Unser Vermieter sah allerdings keinen Grund, den voraus gezahlten Mietzins zumindest anteilig zu erstatten. Fazit: Kapitalismus ist lernbar.
Wieder zurück im schönen Brandenburg/Havel galt es dann die Landtagswahlergebnisse zu bestaunen. Wobei ich in erster Linie über die Selbstverständlichkeit staune, mit der die SPD nun mit altem Personal einfach zur Tagesordnung zurückkehrt. Nach 29 Jahren Regierungsverantwortung, bei der die AfD zur zweitgrößten politischen Kraft im Land wachsen konnte. Hallo, Genossen! Ist bei Euch irgendwas angekommen?
Fallende Groschen sind eben nicht nur im politischen Berlin sondern auch im Land Brandenburg Mangelware. Zudem ist es ja auch viel spannender, die eigene Nabelschau mit Doppelspitzen zu verzieren, in Kaffeesätzen herumzurühren und wilde Panik zu schüren.

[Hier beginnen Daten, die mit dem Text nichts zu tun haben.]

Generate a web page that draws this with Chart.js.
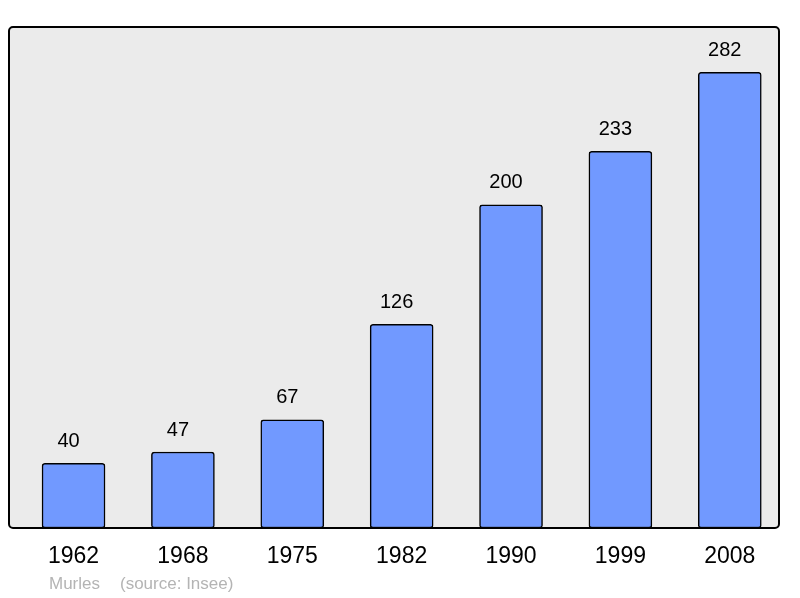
<!DOCTYPE html>
<html>
<head>
<meta charset="utf-8">
<script src="https://cdn.jsdelivr.net/npm/chart.js@4"></script>
<style>
  html, body { margin: 0; padding: 0; background: #fff; }
  #wrap { width: 800px; height: 598px; }
</style>
</head>
<body>
<div id="wrap"><canvas id="chart"></canvas></div>
<script>
// population data
const years = ['1962', '1968', '1975', '1982', '1990', '1999', '2008'];
const population = [40, 47, 67, 126, 200, 233, 282];
const place = 'Murles';
const source = '(source: Insee)';

const FONT = "'Liberation Sans', Arial, sans-serif";

// grey rounded frame behind bars, border on top
const framePlugin = {
  id: 'frame',
  beforeDatasetsDraw(chart) {
    const { ctx, chartArea: a } = chart;
    ctx.save();
    ctx.beginPath();
    ctx.roundRect(a.left, a.top, a.right - a.left, a.bottom - a.top, 4);
    ctx.fillStyle = '#ebebeb';
    ctx.fill();
    ctx.restore();
  },
  afterDatasetsDraw(chart) {
    const { ctx, chartArea: a } = chart;
    ctx.save();
    ctx.beginPath();
    ctx.roundRect(a.left, a.top, a.right - a.left, a.bottom - a.top, 4);
    ctx.lineWidth = 2;
    ctx.strokeStyle = '#000';
    ctx.stroke();

    // value labels above bars (sit a little left of centre, as in the original)
    ctx.fillStyle = '#000';
    ctx.font = '20px ' + FONT;
    ctx.textAlign = 'center';
    ctx.textBaseline = 'middle';
    chart.getDatasetMeta(0).data.forEach((bar, i) => {
      ctx.fillText(String(population[i]), bar.x - 5, bar.y - 22);
    });

    // footer
    ctx.fillStyle = '#b4b4b4';
    ctx.font = '17px ' + FONT;
    ctx.textAlign = 'left';
    ctx.fillText(place, 49, 584);
    ctx.fillText(source, 120, 584);
    ctx.restore();
  }
};

new Chart(document.getElementById('chart'), {
  type: 'bar',
  data: {
    datasets: [{
      data: population.map((v, i) => ({ x: i, y: v })),
      backgroundColor: '#7199ff',
      borderColor: '#000',
      borderWidth: 1.5,
      borderRadius: 3,
      borderSkipped: false,
      barThickness: 63,
    }],
  },
  options: {
    responsive: true,
    maintainAspectRatio: false,
    animation: false,
    layout: { padding: { left: 9, right: 21, top: 27, bottom: 0 } },
    plugins: {
      legend: { display: false },
      tooltip: { enabled: false },
    },
    scales: {
      x: {
        type: 'linear',
        offset: false,
        min: -0.59,
        max: 6.45,
        grid: { display: false, drawTicks: false, offset: false },
        border: { display: false },
        afterBuildTicks(scale) {
          scale.ticks = years.map((_, i) => ({ value: i }));
        },
        afterFit(scale) { scale.height = 70; },
        ticks: {
          autoSkip: false,
          maxRotation: 0,
          padding: 15,
          color: '#000',
          font: { family: FONT, size: 23 },
          callback: (v) => years[v],
        },
      },
      y: {
        display: false,
        min: 0,
        max: 310,
      },
    },
  },
  plugins: [framePlugin],
});
</script>
</body>
</html>
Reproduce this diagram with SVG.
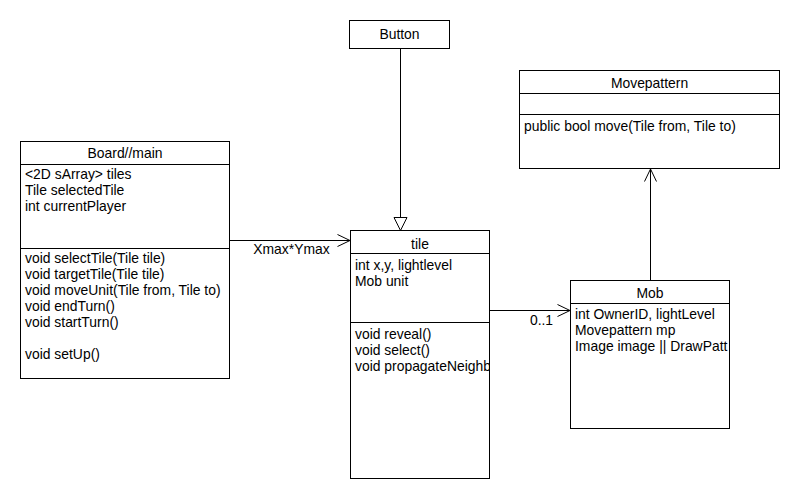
<svg xmlns="http://www.w3.org/2000/svg" width="800" height="500" viewBox="0 0 800 500">
<style>
.box{fill:#fff;stroke:#000;stroke-width:1}
.sep{stroke:#000;stroke-width:1}
text{font-family:"Liberation Sans",Arial,sans-serif;font-size:13.9px;fill:#000}
.c{text-anchor:middle}
.ln{fill:none;stroke:#000;stroke-width:1}
</style>
<defs>
<clipPath id="clipTile"><rect x="351" y="231" width="138" height="247"/></clipPath>
<clipPath id="clipMob"><rect x="571" y="281" width="158" height="147"/></clipPath>
</defs>
<rect width="800" height="500" fill="#fff"/>
<g id="connectors">
<line class="ln" x1="400.5" y1="48.5" x2="400.5" y2="217.5"/>
<polygon points="394,217.5 407,217.5 400.5,230.5" fill="#fff" stroke="#000"/>
<line class="ln" x1="229.5" y1="240.5" x2="350" y2="240.5"/>
<polyline class="ln" points="337.5,234.5 350,240.5 337.5,246.5"/>
<text x="291.5" y="253.5" class="c">Xmax*Ymax</text>
<line class="ln" x1="489.5" y1="310.5" x2="570" y2="310.5"/>
<polyline class="ln" points="557.5,304.5 570,310.5 557.5,316.5"/>
<text x="541.5" y="324.5" class="c">0..1</text>
<line class="ln" x1="650.5" y1="280" x2="650.5" y2="169"/>
<polyline class="ln" points="644.5,181.5 650.5,169 656.5,181.5"/>
</g>
<g id="button">
<rect class="box" x="349.5" y="20.5" width="100" height="28"/>
<text x="399.5" y="38.5" class="c">Button</text>
</g>
<g id="board">
<rect class="box" x="20.5" y="141.5" width="209" height="237"/>
<line class="sep" x1="20.5" y1="164.5" x2="229.5" y2="164.5"/>
<line class="sep" x1="20.5" y1="248.5" x2="229.5" y2="248.5"/>
<text x="125" y="158" class="c">Board//main</text>
<text x="25" y="178.5">&lt;2D sArray&gt; tiles</text>
<text x="25" y="194.5">Tile selectedTile</text>
<text x="25" y="210.5">int currentPlayer</text>
<text x="25" y="263">void selectTile(Tile tile)</text>
<text x="25" y="279">void targetTile(Tile tile)</text>
<text x="25" y="295">void moveUnit(Tile from, Tile to)</text>
<text x="25" y="311">void endTurn()</text>
<text x="25" y="327">void startTurn()</text>
<text x="25" y="359">void setUp()</text>
</g>
<g id="tile">
<rect class="box" x="350.5" y="230.5" width="139" height="248"/>
<line class="sep" x1="350.5" y1="253.5" x2="489.5" y2="253.5"/>
<line class="sep" x1="350.5" y1="322.5" x2="489.5" y2="322.5"/>
<text x="420" y="248.5" class="c">tile</text>
<g clip-path="url(#clipTile)">
<text x="355" y="269.5">int x,y, lightlevel</text>
<text x="355" y="285.5">Mob unit</text>
<text x="355" y="338.5">void reveal()</text>
<text x="355" y="354.5">void select()</text>
<text x="355" y="370.5">void propagateNeighb</text>
</g>
</g>
<g id="mob">
<rect class="box" x="570.5" y="280.5" width="159" height="148"/>
<line class="sep" x1="570.5" y1="303.5" x2="729.5" y2="303.5"/>
<text x="650" y="298" class="c">Mob</text>
<g clip-path="url(#clipMob)">
<text x="575" y="319">int OwnerID, lightLevel</text>
<text x="575" y="335">Movepattern mp</text>
<text x="575" y="351">Image image || DrawPatt</text>
</g>
</g>
<g id="movepattern">
<rect class="box" x="519.5" y="70.5" width="260" height="98"/>
<line class="sep" x1="519.5" y1="93.5" x2="779.5" y2="93.5"/>
<line class="sep" x1="519.5" y1="114.5" x2="779.5" y2="114.5"/>
<text x="649.5" y="88" class="c">Movepattern</text>
<text x="524" y="130.5">public bool move(Tile from, Tile to)</text>
</g>
</svg>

So entstehen Wahlergebnisse aus Reflex. Ich kenne Einige, die aus lauter Furcht vor den Blauen ihre Kreuzchen bei der SPD gemacht haben. Außerdem frage ich mich, was in den ehemaligen Nichtwählern vorgeht, die diesmal AfD gewählt haben und sich bei der nächsten Regierungsbildung wieder nicht repräsentiert sehen.

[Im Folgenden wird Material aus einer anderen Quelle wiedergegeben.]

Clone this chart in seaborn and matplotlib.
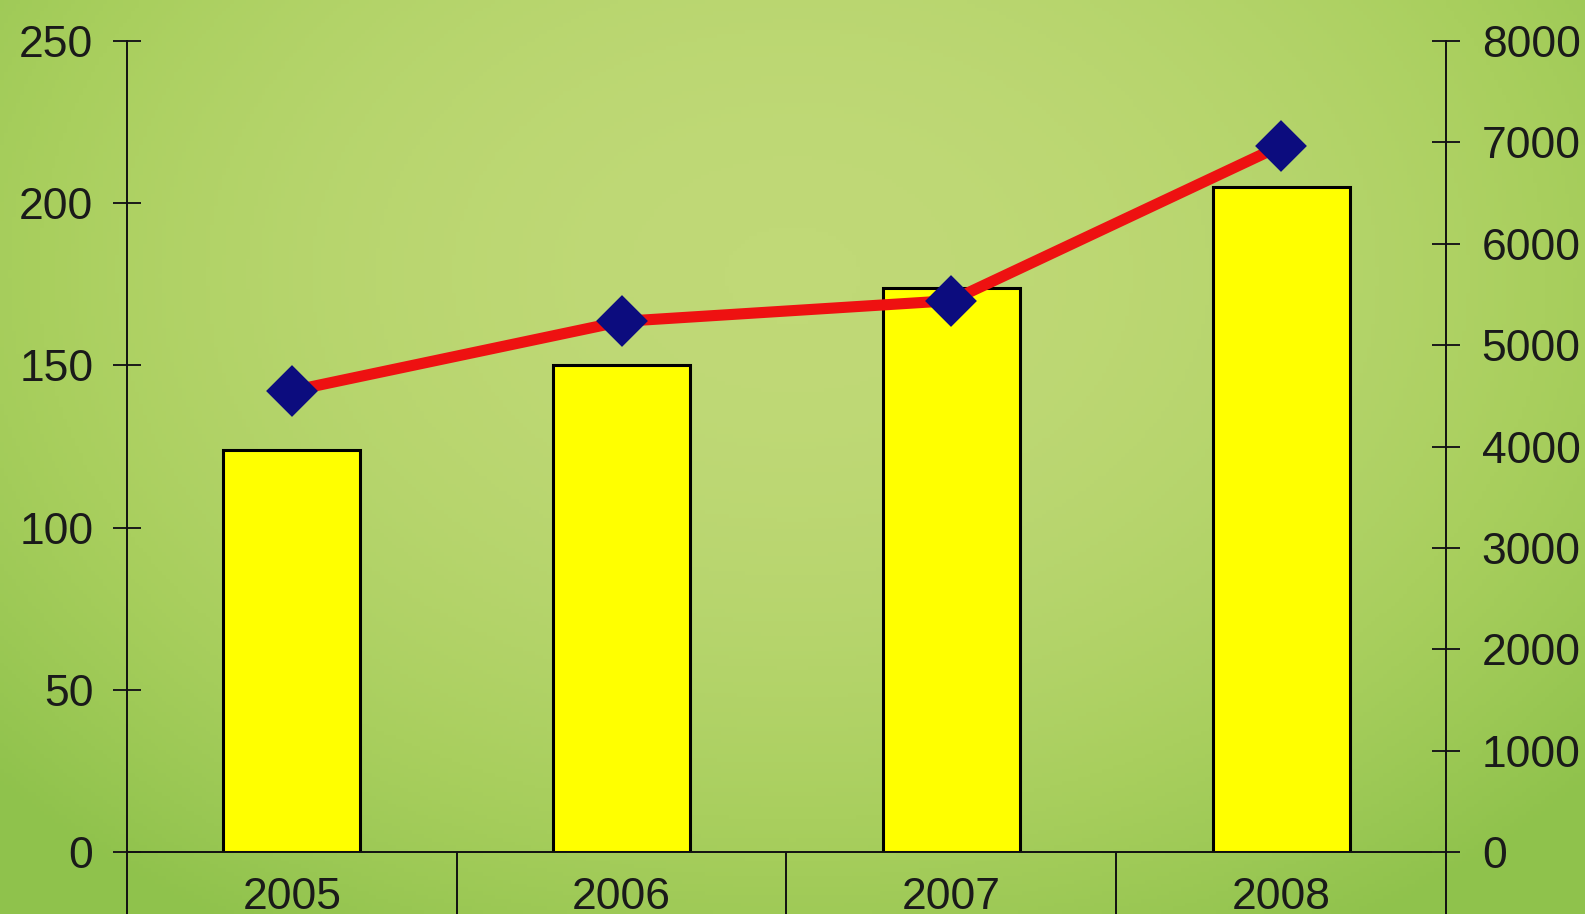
import numpy as np
import pandas as pd
import matplotlib
matplotlib.use('Agg')
import matplotlib.pyplot as plt
from matplotlib.colors import LinearSegmentedColormap
import seaborn as sns

years = ["2005", "2006", "2007", "2008"]
bar_values = [124, 150, 174, 205]
line_values = [4550, 5235, 5440, 6970]
left_ticks = [0, 50, 100, 150, 200, 250]
right_ticks = [0, 1000, 2000, 3000, 4000, 5000, 6000, 7000, 8000]

df = pd.DataFrame({"year": years, "bar": bar_values, "line": line_values})

sns.set_style("white")
plt.rcParams['font.family'] = ['Liberation Sans', 'DejaVu Sans']

fig = plt.figure(figsize=(15.85, 9.14), dpi=100)

# green background (smooth gradient in place of the paper texture)
bg = fig.add_axes([0, 0, 1, 1], zorder=-10)
gx, gy = np.meshgrid(np.linspace(-1, 1, 400), np.linspace(-1, 1, 240))
shade = np.clip(1 - 0.55 * gx ** 2 - 0.35 * (gy + 0.4) ** 2, 0, 1)
cmap = LinearSegmentedColormap.from_list("bg", ["#8fc24c", "#a9cf5e", "#c0d977"])
bg.imshow(shade, cmap=cmap, aspect='auto', extent=[0, 1, 0, 1], vmin=0, vmax=1)
bg.axis('off')

ax = fig.add_axes([0.0801, 0.0678, 0.8322, 0.8872])
ax.patch.set_alpha(0)
sns.barplot(data=df, x="year", y="bar", ax=ax, color="#ffff00", width=0.415,
            edgecolor="black", linewidth=2.2, saturation=1, zorder=2)

ax2 = ax.twinx()
sns.pointplot(data=df, x="year", y="line", ax=ax2, color="#ee1111", markers="D",
              linewidth=8, markersize=20, markerfacecolor="#0c0c7e",
              markeredgecolor="#0c0c7e", zorder=3)

ax.set_xlim(-0.5, 3.5)
ax.set_ylim(0, 250)
ax2.set_ylim(0, 8000)
ax.set_yticks(left_ticks)
ax2.set_yticks(right_ticks)
ax.set_xticks(range(len(years)))
ax.set_xticklabels(years)
ax.set_xticks([-0.5, 0.5, 1.5, 2.5, 3.5], minor=True)

for a in (ax, ax2):
    a.set_xlabel("")
    a.set_ylabel("")
    for s in a.spines.values():
        s.set_visible(False)
        s.set_linewidth(1.4)
        s.set_color("#111111")

ax.spines['left'].set_visible(True)
ax.spines['bottom'].set_visible(True)
ax2.spines['right'].set_visible(True)

ax.tick_params(axis='y', left=True, direction='inout', length=19.5, width=1.4, pad=14.5,
               labelsize=32, colors="#1a1a1a")
ax2.tick_params(axis='y', right=True, direction='inout', length=19.5, width=1.4, pad=16,
                labelsize=32, colors="#1a1a1a")
ax.tick_params(axis='x', which='major', length=0, pad=18, labelsize=32, colors="#1a1a1a")
ax.tick_params(axis='x', which='minor', bottom=True, direction='out', length=46, width=1.4,
               color="#111111")
ax2.tick_params(axis='x', which='both', length=0)

fig.savefig("out.png", dpi=100)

Das ist alles nicht sonderlich erquicklich und auch nicht beruhigend. Allerdings motiviert es, die Ursachen dieser Entwicklung zu erforschen. Ich habe mir jetzt die Abhandlung von Steffen Mau besorgt: „Lütten Klein. Leben in der Ostdeutschen Transformationsgesellschaft“. Mal sehen, ob ich schlauer werde.